Horace Vernet's destiny, strange for a painter of battles, was to become the very jousting ground where criticism executes its finest passes. Less than a year has passed since his death, and already the clash of human opinions has begun around his barely closed tomb. Some exalt him without appeal, while others condemn him without remission.

A Dynastic Inheritance and Revolutionary Childhood

It is said that everything about the Vernets is encompassed by the word "dynasty." Never has a family presented the phenomenon of such an abundant and continuous flowering of artists. In vain might one evoke the memory of the Restouts, the Mignards, the Parrocels, or the Vanloos; nothing approaches the sheer vitality of the Vernet line. As far back as we can trace their history, we find a painter.

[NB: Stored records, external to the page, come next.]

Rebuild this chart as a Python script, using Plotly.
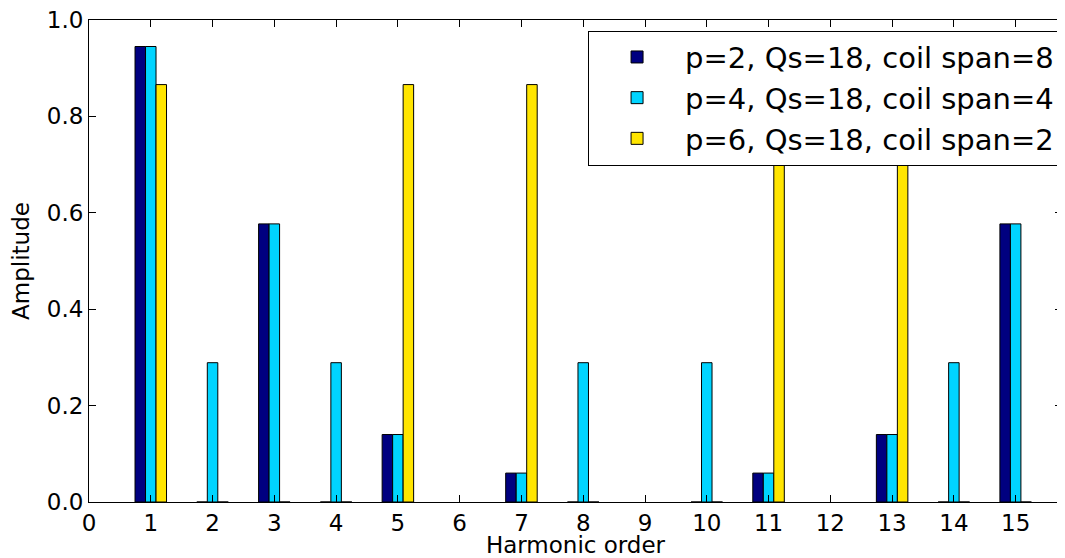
import plotly.graph_objects as go

harmonics = [1, 2, 3, 4, 5, 7, 8, 10, 11, 13, 14, 15]
amp_p2 = [0.945, 0.0, 0.577, 0.0, 0.140, 0.060, 0.0, 0.0, 0.060, 0.140, 0.0, 0.577]
amp_p4 = [0.945, 0.289, 0.577, 0.289, 0.140, 0.060, 0.289, 0.289, 0.060, 0.140, 0.289, 0.577]
amp_p6 = [0.866, 0.0, 0.0, 0.0, 0.866, 0.866, 0.0, 0.0, 0.866, 0.866, 0.0, 0.0]
names = ["p=2, Qs=18, coil span=8", "p=4, Qs=18, coil span=4", "p=6, Qs=18, coil span=2"]
x_ticks = list(range(0, 16))
y_ticks = [0.0, 0.2, 0.4, 0.6, 0.8, 1.0]

colors = ["#000080", "#00D4FF", "#FFE500"]
bw = 0.17
offsets = [-1.5 * bw, -0.5 * bw, 0.5 * bw]

fig = go.Figure()
for vals, name, col, off in zip([amp_p2, amp_p4, amp_p6], names, colors, offsets):
    fig.add_trace(go.Bar(
        x=harmonics, y=vals, name=name, width=bw, offset=off,
        marker=dict(color=col, line=dict(color="black", width=1)),
    ))

font = "DejaVu Sans"
# page body has an 8px margin; figure is sized so the plot area lands where the reference has it
fig.update_layout(
    width=1057, height=550,
    barmode="overlay",
    paper_bgcolor="white", plot_bgcolor="white",
    margin=dict(l=81, r=3, t=12, b=56),
    font=dict(family=font, size=23, color="black"),
    showlegend=True,
    legend=dict(
        x=0.998, xanchor="right", y=0.978, yanchor="top",
        bgcolor="white", bordercolor="black", borderwidth=1,
        font=dict(family=font, size=29, color="black"),
        itemwidth=86, tracegroupgap=0,
    ),
    xaxis=dict(
        range=[0, 15.75], tickvals=x_ticks, ticktext=[str(v) for v in x_ticks],
        ticks="inside", ticklen=7, tickcolor="black",
        showline=True, linecolor="black", linewidth=1, mirror="ticks",
        showgrid=False, zeroline=False, automargin=False,
        ticklabeloverflow="allow",
        title=dict(text="Harmonic order", standoff=9, font=dict(size=23)),
        tickfont=dict(size=23),
    ),
    yaxis=dict(
        range=[0, 1.0], tickvals=y_ticks, tickformat=".1f",
        ticks="inside", ticklen=7, tickcolor="black",
        showline=True, linecolor="black", linewidth=1, mirror="ticks",
        showgrid=False, zeroline=False, automargin=False,
        ticklabeloverflow="allow",
        title=dict(text="Amplitude", standoff=13, font=dict(size=23)),
        tickfont=dict(size=23),
    ),
)

fig.write_html("out.html")
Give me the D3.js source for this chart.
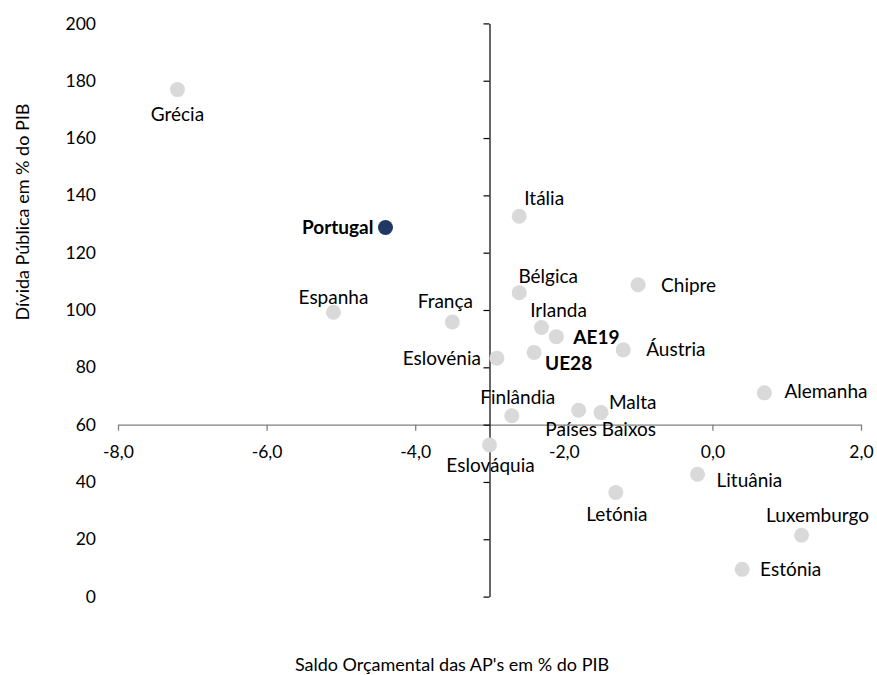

On March 5, 1669—two centuries ago, or nearly so—the parish registers of Avignon mention the baptism of a son of André Vernet, a painter. In 1689, Antoine Vernet was born, Horace's great-great-grandfather, who was a painter of decorative attributes. He had twenty-two children, of whom at least three, if not four, became painters. One of his daughters married a sculptor, and among his grandchildren, they vied for the chisel or the palette. The most distinguished were Callet, a painter of the old Academy, and the sculptor Boizot.

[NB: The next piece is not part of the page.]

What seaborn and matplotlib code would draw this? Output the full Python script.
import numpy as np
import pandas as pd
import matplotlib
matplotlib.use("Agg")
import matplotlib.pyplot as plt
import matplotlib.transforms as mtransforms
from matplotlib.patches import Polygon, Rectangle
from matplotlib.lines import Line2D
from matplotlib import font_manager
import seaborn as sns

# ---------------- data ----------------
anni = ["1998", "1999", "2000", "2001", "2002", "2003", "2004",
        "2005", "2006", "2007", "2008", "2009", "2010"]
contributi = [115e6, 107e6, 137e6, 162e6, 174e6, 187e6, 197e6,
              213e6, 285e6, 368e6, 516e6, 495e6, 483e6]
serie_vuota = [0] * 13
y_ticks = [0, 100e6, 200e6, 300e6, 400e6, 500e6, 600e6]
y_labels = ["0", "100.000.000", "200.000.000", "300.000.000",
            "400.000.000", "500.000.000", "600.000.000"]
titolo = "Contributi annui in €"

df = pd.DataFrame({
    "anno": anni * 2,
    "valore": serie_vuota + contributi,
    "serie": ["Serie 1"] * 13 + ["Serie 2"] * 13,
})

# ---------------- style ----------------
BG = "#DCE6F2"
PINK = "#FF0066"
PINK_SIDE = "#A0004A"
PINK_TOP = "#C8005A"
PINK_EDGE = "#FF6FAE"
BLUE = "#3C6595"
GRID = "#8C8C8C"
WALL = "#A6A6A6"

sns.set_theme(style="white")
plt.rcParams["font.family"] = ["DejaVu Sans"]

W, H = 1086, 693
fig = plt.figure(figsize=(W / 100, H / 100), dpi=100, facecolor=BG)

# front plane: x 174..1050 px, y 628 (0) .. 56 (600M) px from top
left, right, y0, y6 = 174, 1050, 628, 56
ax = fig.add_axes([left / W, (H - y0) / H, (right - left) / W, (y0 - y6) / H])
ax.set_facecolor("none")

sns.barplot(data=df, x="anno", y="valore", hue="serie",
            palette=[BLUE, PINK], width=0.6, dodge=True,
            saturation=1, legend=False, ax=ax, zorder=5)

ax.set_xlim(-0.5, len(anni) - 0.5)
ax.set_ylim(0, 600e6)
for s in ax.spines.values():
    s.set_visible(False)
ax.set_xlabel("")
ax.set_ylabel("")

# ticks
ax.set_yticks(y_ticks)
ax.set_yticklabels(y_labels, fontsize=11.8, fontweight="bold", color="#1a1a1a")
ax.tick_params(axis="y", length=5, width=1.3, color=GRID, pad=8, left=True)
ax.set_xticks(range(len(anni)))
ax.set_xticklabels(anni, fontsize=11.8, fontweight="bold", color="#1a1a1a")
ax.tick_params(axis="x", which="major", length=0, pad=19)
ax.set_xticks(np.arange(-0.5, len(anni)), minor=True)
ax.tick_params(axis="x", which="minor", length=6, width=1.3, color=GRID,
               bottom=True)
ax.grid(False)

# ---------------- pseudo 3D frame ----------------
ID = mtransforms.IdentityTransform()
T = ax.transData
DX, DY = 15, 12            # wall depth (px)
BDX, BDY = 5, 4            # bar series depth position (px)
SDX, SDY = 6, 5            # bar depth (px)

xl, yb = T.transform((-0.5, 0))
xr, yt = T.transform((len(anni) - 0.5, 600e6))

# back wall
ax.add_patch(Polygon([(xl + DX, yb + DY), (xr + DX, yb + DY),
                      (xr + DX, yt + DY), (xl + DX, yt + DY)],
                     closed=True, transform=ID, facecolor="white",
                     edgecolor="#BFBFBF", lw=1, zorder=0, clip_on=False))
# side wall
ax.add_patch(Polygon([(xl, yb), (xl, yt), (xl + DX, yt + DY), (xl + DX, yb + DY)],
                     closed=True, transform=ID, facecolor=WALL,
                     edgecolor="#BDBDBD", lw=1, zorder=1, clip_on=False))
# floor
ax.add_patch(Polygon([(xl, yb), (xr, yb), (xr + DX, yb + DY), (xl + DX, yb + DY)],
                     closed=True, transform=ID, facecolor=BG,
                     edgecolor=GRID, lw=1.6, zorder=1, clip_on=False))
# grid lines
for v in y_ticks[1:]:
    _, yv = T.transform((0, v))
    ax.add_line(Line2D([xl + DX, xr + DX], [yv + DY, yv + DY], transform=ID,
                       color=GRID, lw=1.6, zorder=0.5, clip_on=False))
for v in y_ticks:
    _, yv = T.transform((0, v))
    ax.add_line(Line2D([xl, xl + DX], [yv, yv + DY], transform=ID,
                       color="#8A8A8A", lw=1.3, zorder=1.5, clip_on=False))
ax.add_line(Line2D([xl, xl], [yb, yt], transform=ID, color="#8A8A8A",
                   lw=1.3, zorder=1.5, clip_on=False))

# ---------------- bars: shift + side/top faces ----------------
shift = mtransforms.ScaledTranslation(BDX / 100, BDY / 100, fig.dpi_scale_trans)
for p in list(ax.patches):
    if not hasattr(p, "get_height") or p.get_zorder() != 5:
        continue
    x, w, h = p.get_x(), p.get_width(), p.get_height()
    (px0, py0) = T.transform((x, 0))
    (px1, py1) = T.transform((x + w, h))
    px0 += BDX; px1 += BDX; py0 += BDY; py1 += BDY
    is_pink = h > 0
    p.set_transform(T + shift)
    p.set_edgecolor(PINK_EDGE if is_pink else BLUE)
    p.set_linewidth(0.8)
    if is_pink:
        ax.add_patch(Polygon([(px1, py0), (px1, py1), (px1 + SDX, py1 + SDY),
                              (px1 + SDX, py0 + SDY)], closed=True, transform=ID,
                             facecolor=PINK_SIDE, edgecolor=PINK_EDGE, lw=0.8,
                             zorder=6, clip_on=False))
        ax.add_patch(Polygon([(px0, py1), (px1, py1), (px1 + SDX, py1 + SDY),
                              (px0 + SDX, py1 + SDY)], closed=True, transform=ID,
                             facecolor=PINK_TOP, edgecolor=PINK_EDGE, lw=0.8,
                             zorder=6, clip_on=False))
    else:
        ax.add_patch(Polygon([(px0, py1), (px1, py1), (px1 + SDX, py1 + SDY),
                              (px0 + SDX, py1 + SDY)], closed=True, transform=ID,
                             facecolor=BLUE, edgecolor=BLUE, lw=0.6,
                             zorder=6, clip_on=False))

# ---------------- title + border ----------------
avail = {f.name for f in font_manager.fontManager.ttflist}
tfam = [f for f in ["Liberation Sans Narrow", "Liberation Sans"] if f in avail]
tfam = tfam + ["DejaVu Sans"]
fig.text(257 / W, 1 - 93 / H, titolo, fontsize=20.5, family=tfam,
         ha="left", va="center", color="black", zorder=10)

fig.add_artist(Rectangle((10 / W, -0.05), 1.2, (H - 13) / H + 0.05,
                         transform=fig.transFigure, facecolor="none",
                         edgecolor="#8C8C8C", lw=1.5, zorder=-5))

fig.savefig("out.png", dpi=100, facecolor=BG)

Joseph Vernet, the marine painter and Antoine's second son, fathered three children. One was Carle Vernet, the painter of hunts and battles, who married the daughter of the draftsman Moreau, while his sister married the architect Chalgrin. Carle, in turn, married his daughter Camille to a painter, just as Horace would later marry his own to Paul Delaroche. In this dense nursery, which offers no fewer than twenty artists' names, only one concerns us at this moment: Horace Vernet, the last and the most popular.

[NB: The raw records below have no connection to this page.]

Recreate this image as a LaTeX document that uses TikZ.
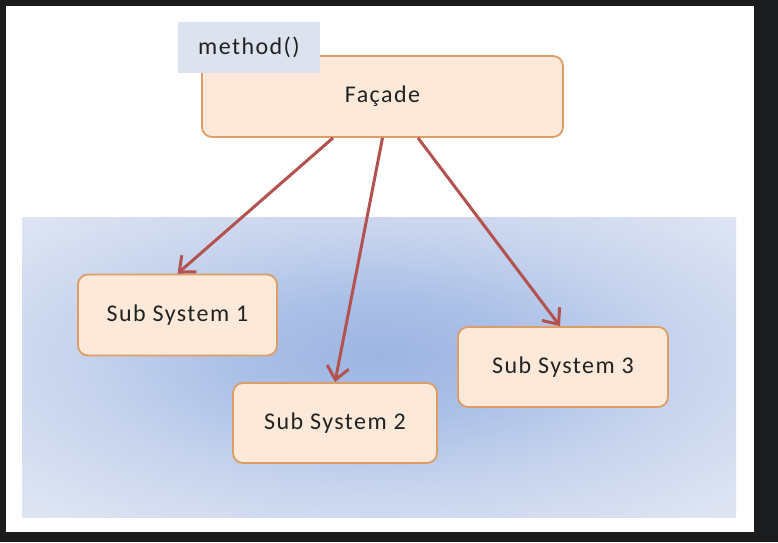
\documentclass[tikz,border=0pt]{standalone}
\usepackage{fontspec}
\setmainfont{Carlito}[LetterSpace=6]
\usetikzlibrary{arrows.meta}
\definecolor{framecol}{HTML}{1B1C1E}
\definecolor{boxfill}{HTML}{FCE9D9}
\definecolor{boxline}{HTML}{DC9E66}
\definecolor{methfill}{HTML}{DCE3EE}
\definecolor{arrcol}{HTML}{B3524F}
\definecolor{bA}{HTML}{9DB5E2}
\definecolor{bB}{HTML}{ABC0E7}
\definecolor{bC}{HTML}{C9D5EE}
\definecolor{bD}{HTML}{DCE3F2}
\definecolor{bE}{HTML}{E6EBF6}
\definecolor{txt}{HTML}{222222}
\pgfdeclareradialshading{bgshade}{\pgfpoint{0bp}{2bp}}{color(0bp)=(bA); color(10bp)=(bB); color(22bp)=(bC); color(33bp)=(bD); color(50bp)=(bE)}
\begin{document}
\begin{tikzpicture}[x=1pt,y=-1pt,
  lbl/.style={text=txt,font=\fontsize{24}{28}\selectfont},
  obox/.style={lbl,draw=boxline,line width=1.8pt,fill=boxfill,rounded corners=10pt,inner sep=0pt},
  mbox/.style={lbl,fill=methfill,inner sep=0pt},
  arr/.style={draw=arrcol,line width=3pt,-{Straight Barb[length=13pt,width=22pt,line width=3pt]}}]
\fill[framecol] (0,0) rectangle (778,542);
\fill[white] (6,6) rectangle (754,532);
\shade[shading=bgshade] (22,217) rectangle (736,517);
\node[obox,minimum width=361,minimum height=81] (F) at (382.5,96.5) {Façade};
\node[mbox,minimum width=142,minimum height=51] (M) at (249,47.5) {method()};
\node[obox,minimum width=199,minimum height=81] (S1) at (177.5,315) {Sub System 1};
\node[obox,minimum width=204,minimum height=80] (S2) at (335,423) {Sub System 2};
\node[obox,minimum width=210,minimum height=80] (S3) at (563,367) {Sub System 3};
\draw[arr] ([xshift=-49.5pt]F.south) -- (S1.north);
\draw[arr] (F.south) -- (S2.north);
\draw[arr] ([xshift=35.5pt]F.south) -- ([xshift=-3pt]S3.north);
\end{tikzpicture}
\end{document}
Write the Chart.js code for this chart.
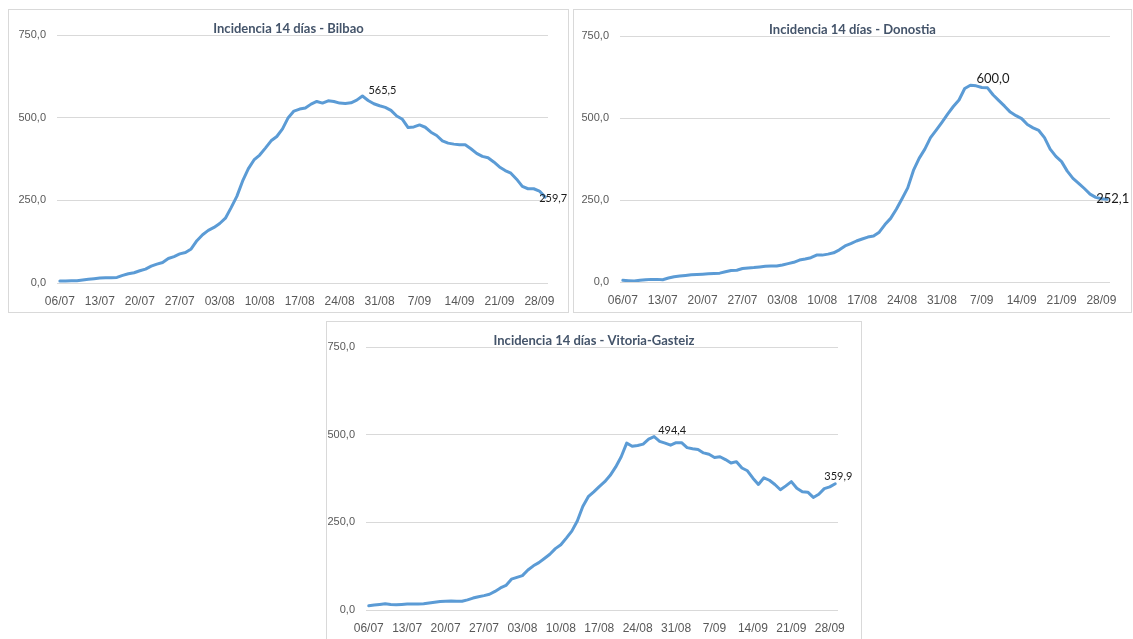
<!DOCTYPE html>
<html>
<head>
<meta charset="utf-8">
<script src="https://cdn.jsdelivr.net/npm/chart.js@4/dist/chart.umd.min.js"></script>
<style>
  body { margin: 0; background: #fff; width: 1133px; height: 639px; overflow: hidden; position: relative; }
  .box { position: absolute; border: 1px solid #d9d9d9; background: #fff; }
  .box canvas { display: block; }
</style>
</head>
<body>
<div class="box" style="left:8px;top:9px;"><canvas id="bilbao" width="559" height="302"></canvas></div>
<div class="box" style="left:573px;top:9px;"><canvas id="donostia" width="557" height="302"></canvas></div>
<div class="box" style="left:326px;top:321px;"><canvas id="vitoria" width="534" height="328"></canvas></div>
<script>
// daily dates 06/07 .. 29/09
const categories = [
  '06/07','07/07','08/07','09/07','10/07','11/07','12/07','13/07','14/07','15/07','16/07','17/07','18/07',
  '19/07','20/07','21/07','22/07','23/07','24/07','25/07','26/07','27/07','28/07','29/07','30/07','31/07',
  '01/08','02/08','03/08','04/08','05/08','06/08','07/08','08/08','09/08','10/08','11/08','12/08','13/08',
  '14/08','15/08','16/08','17/08','18/08','19/08','20/08','21/08','22/08','23/08','24/08','25/08','26/08',
  '27/08','28/08','29/08','30/08','31/08',
  '01/09','02/09','03/09','04/09','05/09','06/09','07/09','08/09','09/09','10/09','11/09','12/09','13/09',
  '14/09','15/09','16/09','17/09','18/09','19/09','20/09','21/09','22/09','23/09','24/09','25/09','26/09',
  '27/09','28/09','29/09'
];
const tickLabels = ['06/07','13/07','20/07','27/07','03/08','10/08','17/08','24/08','31/08','7/09','14/09','21/09','28/09'];
const yTicks = [0, 250, 500, 750];

const bilbao = [6,6,7,7,9,11,13,15,16,16, 17,23,28,31,37,42,51,57,62,74,
  80,88,92,103,128,146,159,168,180,196, 228,262,308,345,372,387,408,430,443,466,
  500,520,526,529,541,549,544,551,549,544, 543,545,553,565.5,552,542,536,531,522,505,
  495,470,472,478,471,456,446,430,423,420, 418,418,406,392,383,379,366,351,340,332,
  314,292,285,285,278,259.7];
const donostia = [5,4,3,5,7,8,8,7,12,16, 18,20,22,23,24,25,26,27,31,35,
  36,41,43,44,46,48,49,49,52,56, 60,67,70,74,82,82,85,89,98,110,
  117,125,131,137,140,152,175,194,222,254, 287,340,377,405,440,463,487,512,535,555,
  590,600,598,593,592,570,553,536,518,507, 498,480,470,462,440,405,383,367,338,316,
  301,285,268,258,254,252.1];
const vitoria = [12,14,16,18,16,15,16,17,17,17, 18,20,22,24,25,26,25,25,29,34,
  38,41,45,53,63,70,88,93,98,114, 126,135,147,159,175,186,205,225,254,295,
  323,337,352,366,384,408,437,476,467,469, 473,487,494.4,481,476,470,477,477,463,460,
  458,448,444,435,437,429,419,423,405,397, 376,358,377,370,358,343,354,366,347,337,
  336,321,330,346,351,359.9];

function fmt(v) { return v.toFixed(1).replace('.', ','); }

const pointLabels = {
  id: 'pointLabels',
  afterDatasetsDraw(chart, args, opts) {
    const ctx = chart.ctx;
    const meta = chart.getDatasetMeta(0);
    const data = chart.data.datasets[0].data;
    ctx.save();
    // title, sitting on the top gridline
    ctx.font = 'bold 13px Lato';
    ctx.fillStyle = '#44546a';
    ctx.textAlign = 'center';
    ctx.textBaseline = 'middle';
    ctx.fillText(opts.title, chart.width / 2, chart.chartArea.top - 6);
    // value labels
    ctx.font = opts.size + 'px Lato';
    ctx.fillStyle = '#1a1a1a';
    opts.labels.forEach(l => {
      const p = meta.data[l.i];
      ctx.textAlign = l.align;
      ctx.fillText(fmt(data[l.i]), p.x + l.dx, p.y + l.dy);
    });
    ctx.restore();
  }
};

function makeChart(id, values, g, title, size, labels) {
  return new Chart(document.getElementById(id), {
    type: 'line',
    data: {
      labels: categories,
      datasets: [{
        data: values,
        borderColor: '#5b9bd5',
        borderWidth: 3,
        pointRadius: 0,
        tension: 0,
        borderJoinStyle: 'round',
        borderCapStyle: 'round',
        fill: false
      }]
    },
    options: {
      responsive: false,
      animation: false,
      layout: { padding: { top: g.top, right: g.right, left: 0, bottom: 0 } },
      plugins: {
        legend: { display: false },
        tooltip: { enabled: false },
        pointLabels: { title: title, size: size, labels: labels }
      },
      scales: {
        x: {
          offset: true,
          grid: { display: false },
          border: { display: false },
          ticks: {
            autoSkip: false, maxRotation: 0, padding: 3,
            color: '#595959', font: { family: 'Liberation Sans', size: 12 },
            callback: (v, i) => i % 7 === 0 ? tickLabels[i / 7] : null
          },
          afterFit: s => { s.height = g.xh; }
        },
        y: {
          min: 0, max: 750,
          afterBuildTicks: s => { s.ticks = yTicks.map(v => ({ value: v })); },
          grid: { color: '#d9d9d9', drawTicks: false },
          border: { display: false },
          ticks: {
            padding: 11, color: '#595959', font: { family: 'Liberation Sans', size: 11 },
            callback: v => fmt(v)
          },
          afterFit: s => { s.width = g.left; }
        }
      }
    },
    plugins: [pointLabels]
  });
}

makeChart('bilbao', bilbao, { left: 48, right: 20, top: 25, xh: 29 },
  'Incidencia 14 días - Bilbao', 11,
  [{ i: 53, dx: 6, dy: -6, align: 'left' }, { i: 85, dx: -6, dy: 1, align: 'left' }]);
makeChart('donostia', donostia, { left: 46, right: 21, top: 26, xh: 30 },
  'Incidencia 14 días - Donostia', 13,
  [{ i: 61, dx: 6, dy: -6, align: 'left' }, { i: 85, dx: -11, dy: 0, align: 'left' }]);
makeChart('vitoria', vitoria, { left: 39, right: 23, top: 25, xh: 40 },
  'Incidencia 14 días - Vitoria-Gasteiz', 11,
  [{ i: 52, dx: 4, dy: -6, align: 'left' }, { i: 85, dx: 3, dy: -7, align: 'center' }]);
</script>
</body>
</html>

Born into the Turmoil of 1789

The Battle of Valmy
The Battle of Valmy

He was born in the galleries of the Louvre, where the family had been housed for over twenty years, on June 30, 1789. This year is a memorable date in the history of the Vernets. On the following August 24, Carle, having been admitted to the Academy of Painting as an associate member, was received there by his father, Joseph. A few months later, on December 3, the old Joseph passed away beside the cradle he had been able to bless, from which a new illustration for his name was to emerge.